In [1]:
# accumumate all headlines over a series of days based off a list of media organisation you want to include and start dates
import datetime
import pandas as pd
from collections import defaultdict
from mediadata import get_headline_df, get_biden_trump_dataframes, get_accumulated_headlines



In [15]:
start_date = datetime.date(2024, 3, 18)
end_date = datetime.date(2024, 3, 21)
media_orgs = ['FOX', 'CNN']

df = get_accumulated_headlines(start_date, end_date, media_orgs)

In [3]:
from nltk.corpus import stopwords

def remove_stopwords(df: pd.DataFrame, column = 'Headline') -> pd.DataFrame:
    """Removes the stopwords from the Headline column of a dataframe"""
    set_stopwords = set(stopwords.words('English'))
    df_no_stopwords = df.copy()
    df_no_stopwords[column] = df_no_stopwords[column].apply(lambda x: ' '.join([i for i in x.split() if i not in set_stopwords]))
    return df_no_stopwords

df_no_stopwords = remove_stopwords(df)

In [27]:
biden, trump, _, _ = get_biden_trump_dataframes(df_no_stopwords)
biden.head()

Unnamed: 0,Headline,MediaOrg,contains_biden,contains_trump,contains_both
14,Biden's mysterious new shoes reportedly provid...,FOX,True,False,False
39,President Biden's mysterious new shoes reporte...,FOX,True,False,False
119,VP Harris urged leave Biden ticket amid ‘disap...,FOX,True,False,False
156,"Benjamin Netanyahu blasts Schumer, Biden wanin...",FOX,True,False,False
160,DHS responds migrant flown US Biden program al...,FOX,True,False,False


In [29]:
def build_documents(df: pd.DataFrame):
    """Builds documents based off dataframe containing different values in the MediaOrg column"""
    documents = []
    all_media_orgs = list(set(df['MediaOrg']))
    for org in all_media_orgs:
        sub_df = df[df['MediaOrg'] == org]
        sub_df_document = ' '.join(list(sub_df['Headline']))
        documents.append(sub_df_document)
    return documents, all_media_orgs

def get_tf_idf_df(documents, labels):
    from sklearn.feature_extraction.text import TfidfVectorizer

    vectoriser = TfidfVectorizer()
    vectors = vectoriser.fit_transform(documents)
    feature_names = vectoriser.get_feature_names()
    dense = vectors.todense()
    denselist = dense.tolist()
    tf_idf_df = pd.DataFrame(denselist, columns=feature_names)
    tf_idf_df.index = labels
    return tf_idf_df[[i for i in tf_idf_df.columns if not i.isnumeric()]].T

# get the documents for what each media organisation is saying about biden and trump
biden_documents, biden_labels = build_documents(biden)
trump_documents, trump_labels = build_documents(trump)

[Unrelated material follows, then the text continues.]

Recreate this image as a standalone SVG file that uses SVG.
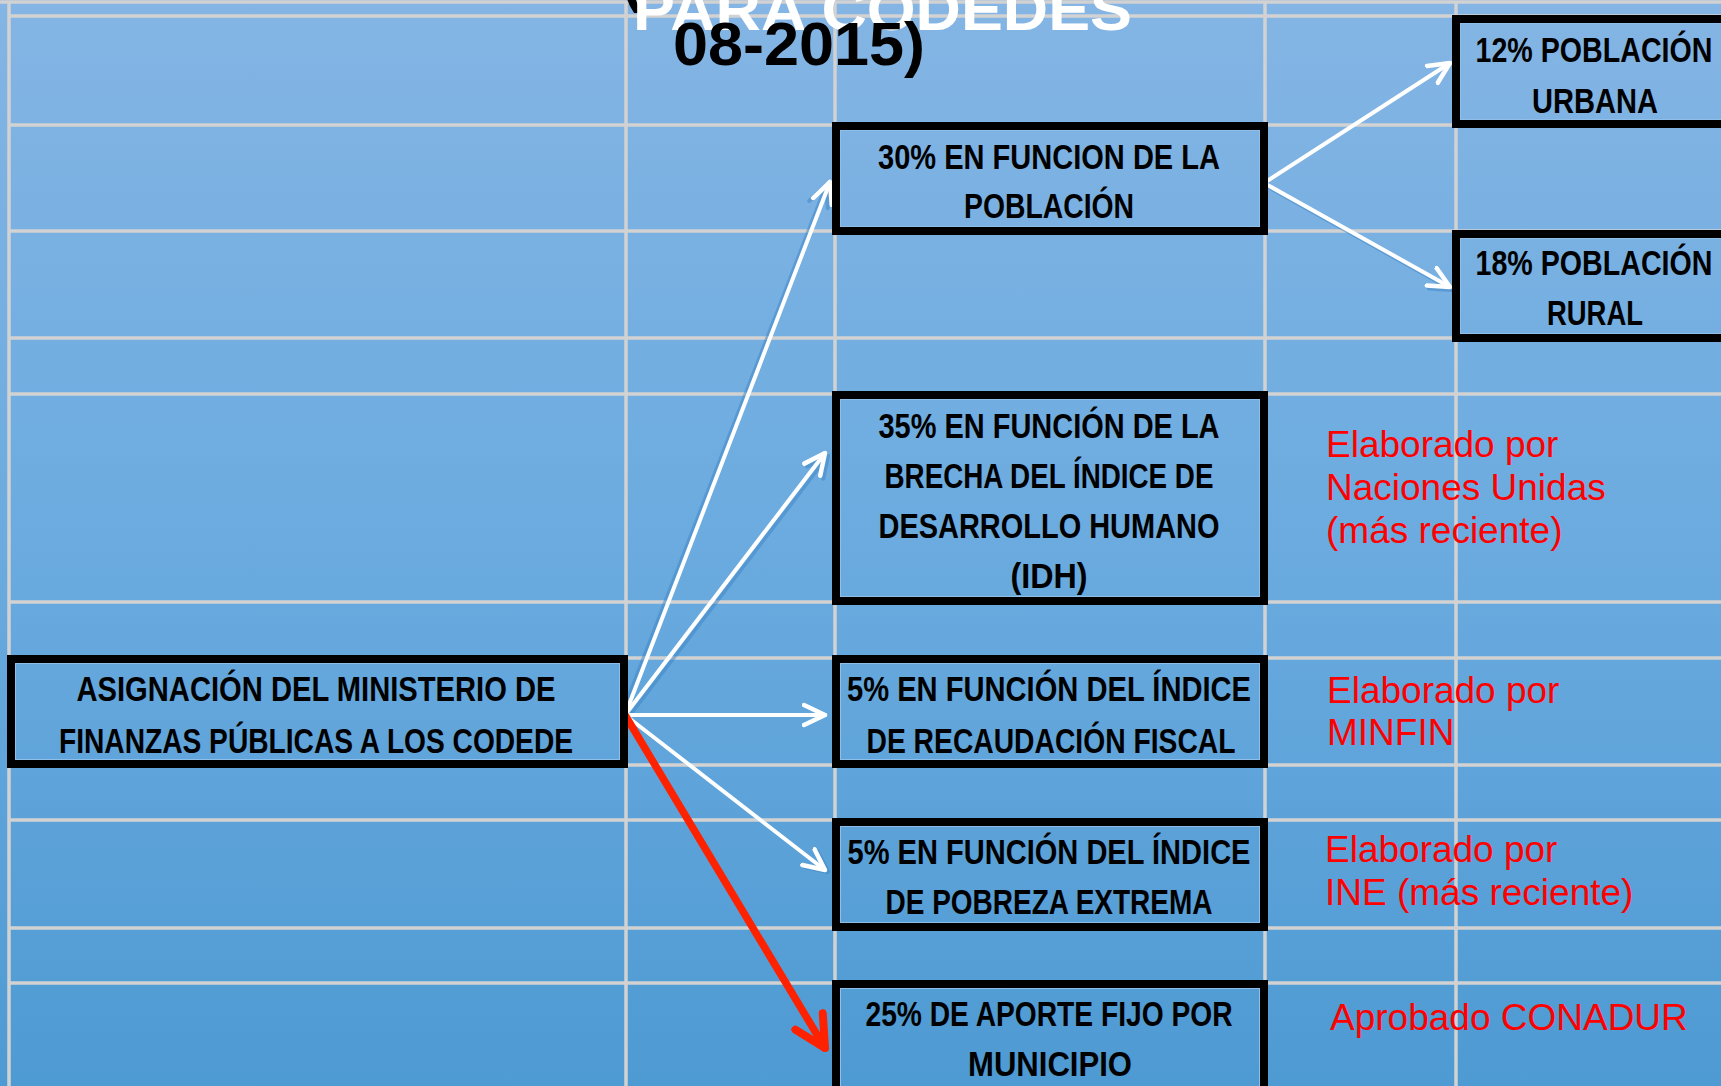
<svg xmlns="http://www.w3.org/2000/svg" width="1721" height="1086" viewBox="0 0 1721 1086">
  <defs>
    <linearGradient id="bg" gradientUnits="userSpaceOnUse" x1="0" y1="0" x2="0" y2="1086">
      <stop offset="0" stop-color="#84B5E4"/>
      <stop offset="0.5" stop-color="#6BABDF"/>
      <stop offset="1" stop-color="#4E9AD3"/>
    </linearGradient>
    <marker id="wh" viewBox="0 0 26 26" refX="23" refY="13" markerWidth="26" markerHeight="26" markerUnits="userSpaceOnUse" orient="auto">
      <path d="M2,3 L23,13 L2,23" fill="none" stroke="#FFFFFF" stroke-width="4.5" stroke-linecap="round" stroke-linejoin="round"/>
    </marker>
    <marker id="wsh" viewBox="0 0 26 26" refX="23" refY="13" markerWidth="26" markerHeight="26" markerUnits="userSpaceOnUse" orient="auto">
      <path d="M2,3 L23,13 L2,23" fill="none" stroke="#3F85C6" stroke-width="4" stroke-linecap="round" stroke-linejoin="round"/>
    </marker>
    <marker id="rd" viewBox="0 0 40 40" refX="35" refY="20" markerWidth="40" markerHeight="40" markerUnits="userSpaceOnUse" orient="auto">
      <path d="M4,4 L35,20 L4,36" fill="none" stroke="#FF2200" stroke-width="8" stroke-linecap="round" stroke-linejoin="round"/>
    </marker>
    <style>
      .grid { stroke: #D2D2D2; stroke-width: 3.5; }
      .outer { fill: url(#bg); stroke: #000000; stroke-width: 8; }
      .inner { fill: none; stroke: #8FBFE8; stroke-width: 1; }
      .bt { font-family: "Liberation Sans Narrow", "Liberation Sans", Arial, sans-serif; font-weight: bold; font-size: 35px; fill: #000000; text-anchor: middle; }
      .note { font-family: "Liberation Sans", Arial, sans-serif; font-size: 37px; fill: #FF0000; }
      .wa { fill: none; stroke: #FFFFFF; stroke-width: 4; stroke-linecap: round; marker-end: url(#wh); }
      .sh { fill: none; stroke: #3F85C6; stroke-width: 3.5; stroke-linecap: round; opacity: 0.5; marker-end: url(#wsh); }
      .ra { fill: none; stroke: #FF2200; stroke-width: 7.5; stroke-linecap: round; marker-end: url(#rd); }
    </style>
  </defs>

  <rect x="0" y="0" width="1721" height="1086" fill="url(#bg)"/>

  <g id="grid">
    <line class="grid" x1="0" y1="2" x2="1721" y2="2" stroke="#E6EEF6"/>
    <line class="grid" x1="9" y1="16" x2="1721" y2="16"/>
    <line class="grid" x1="9" y1="125" x2="1721" y2="125"/>
    <line class="grid" x1="9" y1="231" x2="1721" y2="231"/>
    <line class="grid" x1="9" y1="338" x2="1721" y2="338"/>
    <line class="grid" x1="9" y1="394" x2="1721" y2="394"/>
    <line class="grid" x1="9" y1="602" x2="1721" y2="602"/>
    <line class="grid" x1="9" y1="658" x2="1721" y2="658"/>
    <line class="grid" x1="9" y1="765" x2="1721" y2="765"/>
    <line class="grid" x1="9" y1="820" x2="1721" y2="820"/>
    <line class="grid" x1="9" y1="928" x2="1721" y2="928"/>
    <line class="grid" x1="9" y1="983" x2="1721" y2="983"/>
    <line class="grid" x1="9" y1="2" x2="9" y2="1086"/>
    <line class="grid" x1="626" y1="2" x2="626" y2="1086"/>
    <line class="grid" x1="835" y1="2" x2="835" y2="1086"/>
    <line class="grid" x1="1265" y1="2" x2="1265" y2="1086"/>
    <line class="grid" x1="1456" y1="2" x2="1456" y2="1086"/>
  </g>

  <g id="title">
    <text x="622" y="0" font-family="Liberation Sans, Arial, sans-serif" font-weight="bold" font-size="62" fill="#000000">(</text>
    <text x="633" y="30" font-family="Liberation Sans, Arial, sans-serif" font-weight="bold" font-size="59" fill="#FFFFFF" textLength="499" lengthAdjust="spacingAndGlyphs">PARA CODEDES</text>
    <text x="673" y="65" font-family="Liberation Sans, Arial, sans-serif" font-weight="bold" font-size="62" fill="#000000" textLength="252" lengthAdjust="spacingAndGlyphs">08-2015)</text>
  </g>

  <g id="connectors">
    <line class="sh" x1="628" y1="718" x2="828" y2="456"/>
    <line class="sh" x1="628" y1="718" x2="828" y2="872"/>
    <line class="sh" x1="1266" y1="186" x2="1452" y2="290"/>
    <line class="sh" x1="621" y1="716" x2="826" y2="185"/>
    <line class="wa" x1="625" y1="715" x2="830" y2="182"/>
    <line class="wa" x1="625" y1="715" x2="825" y2="453"/>
    <line class="wa" x1="625" y1="715" x2="825" y2="715"/>
    <line class="wa" x1="625" y1="715" x2="825" y2="870"/>
    <line class="ra" x1="625" y1="715" x2="825" y2="1048"/>
    <line class="wa" x1="1264" y1="183" x2="1450" y2="63"/>
    <line class="wa" x1="1264" y1="183" x2="1450" y2="287"/>
  </g>

  <g id="node-asignacion">
    <rect class="outer" x="11" y="659" width="613" height="105"/>
    <rect class="inner" x="15.5" y="663.5" width="604" height="96"/>
    <text class="bt" x="316" y="701" textLength="479" lengthAdjust="spacingAndGlyphs">ASIGNACIÓN DEL MINISTERIO DE</text>
    <text class="bt" x="316" y="753" textLength="514" lengthAdjust="spacingAndGlyphs">FINANZAS PÚBLICAS A LOS CODEDE</text>
  </g>

  <g id="node-30">
    <rect class="outer" x="836" y="126" width="428" height="105"/>
    <rect class="inner" x="840.5" y="130.5" width="419" height="96"/>
    <text class="bt" x="1049" y="169" textLength="342" lengthAdjust="spacingAndGlyphs">30% EN FUNCION DE LA</text>
    <text class="bt" x="1049" y="218" textLength="170" lengthAdjust="spacingAndGlyphs">POBLACIÓN</text>
  </g>

  <g id="node-35">
    <rect class="outer" x="836" y="395" width="428" height="206"/>
    <rect class="inner" x="840.5" y="399.5" width="419" height="197"/>
    <text class="bt" x="1049" y="438" textLength="341" lengthAdjust="spacingAndGlyphs">35% EN FUNCIÓN DE LA</text>
    <text class="bt" x="1049" y="488" textLength="329" lengthAdjust="spacingAndGlyphs">BRECHA DEL ÍNDICE DE</text>
    <text class="bt" x="1049" y="538" textLength="341" lengthAdjust="spacingAndGlyphs">DESARROLLO HUMANO</text>
    <text class="bt" x="1049" y="588" textLength="77" lengthAdjust="spacingAndGlyphs">(IDH)</text>
  </g>

  <g id="node-5-recaudacion">
    <rect class="outer" x="836" y="659" width="428" height="105"/>
    <rect class="inner" x="840.5" y="663.5" width="419" height="96"/>
    <text class="bt" x="1049" y="701" textLength="404" lengthAdjust="spacingAndGlyphs">5% EN FUNCIÓN DEL ÍNDICE</text>
    <text class="bt" x="1051" y="753" textLength="369" lengthAdjust="spacingAndGlyphs">DE RECAUDACIÓN FISCAL</text>
  </g>

  <g id="node-5-pobreza">
    <rect class="outer" x="836" y="822" width="428" height="105"/>
    <rect class="inner" x="840.5" y="826.5" width="419" height="96"/>
    <text class="bt" x="1049" y="864" textLength="403" lengthAdjust="spacingAndGlyphs">5% EN FUNCIÓN DEL ÍNDICE</text>
    <text class="bt" x="1049" y="914" textLength="327" lengthAdjust="spacingAndGlyphs">DE POBREZA EXTREMA</text>
  </g>

  <g id="node-25">
    <rect class="outer" x="836" y="984" width="428" height="130"/>
    <rect class="inner" x="840.5" y="988.5" width="419" height="121"/>
    <text class="bt" x="1049" y="1026" textLength="367" lengthAdjust="spacingAndGlyphs">25% DE APORTE FIJO POR</text>
    <text class="bt" x="1050" y="1076" textLength="164" lengthAdjust="spacingAndGlyphs">MUNICIPIO</text>
  </g>

  <g id="node-12">
    <rect class="outer" x="1456" y="19" width="290" height="105"/>
    <rect class="inner" x="1460.5" y="23.5" width="281" height="96"/>
    <text class="bt" x="1594" y="62" textLength="237" lengthAdjust="spacingAndGlyphs">12% POBLACIÓN</text>
    <text class="bt" x="1595" y="113" textLength="126" lengthAdjust="spacingAndGlyphs">URBANA</text>
  </g>

  <g id="node-18">
    <rect class="outer" x="1456" y="234" width="290" height="104"/>
    <rect class="inner" x="1460.5" y="238.5" width="281" height="95"/>
    <text class="bt" x="1594" y="275" textLength="237" lengthAdjust="spacingAndGlyphs">18% POBLACIÓN</text>
    <text class="bt" x="1595" y="325" textLength="96" lengthAdjust="spacingAndGlyphs">RURAL</text>
  </g>

  <g id="notes">
    <text class="note" x="1326" y="457">Elaborado por</text>
    <text class="note" x="1326" y="500">Naciones Unidas</text>
    <text class="note" x="1326" y="543">(más reciente)</text>
    <text class="note" x="1327" y="703">Elaborado por</text>
    <text class="note" x="1327" y="745">MINFIN</text>
    <text class="note" x="1325" y="862">Elaborado por</text>
    <text class="note" x="1325" y="905">INE (más reciente)</text>
    <text class="note" x="1330" y="1030">Aprobado CONADUR</text>
  </g>
</svg>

# get the tf_idf measure for biden and trump 
tf_idf_df = get_tf_idf_df(biden_documents, biden_labels)
trump_tf_idf = get_tf_idf_df(trump_documents, trump_labels)

In [45]:
tf_idf_df.sort_values('FOX', ascending=False).head(15)[['FOX']]

Unnamed: 0,FOX
biden,0.801116
new,0.127122
report,0.108962
event,0.108962
rips,0.090802
provide,0.072641
stability,0.072641
obama,0.072641
baby,0.072641
admin,0.072641


In [46]:
tf_idf_df.sort_values('CNN', ascending=False).head(15)[['CNN']]

Unnamed: 0,CNN
biden,0.431309
reinvigorate,0.202063
oversight,0.202063
parnas,0.202063
invite,0.202063
west,0.202063
officials,0.202063
critical,0.202063
seeks,0.202063
committee,0.202063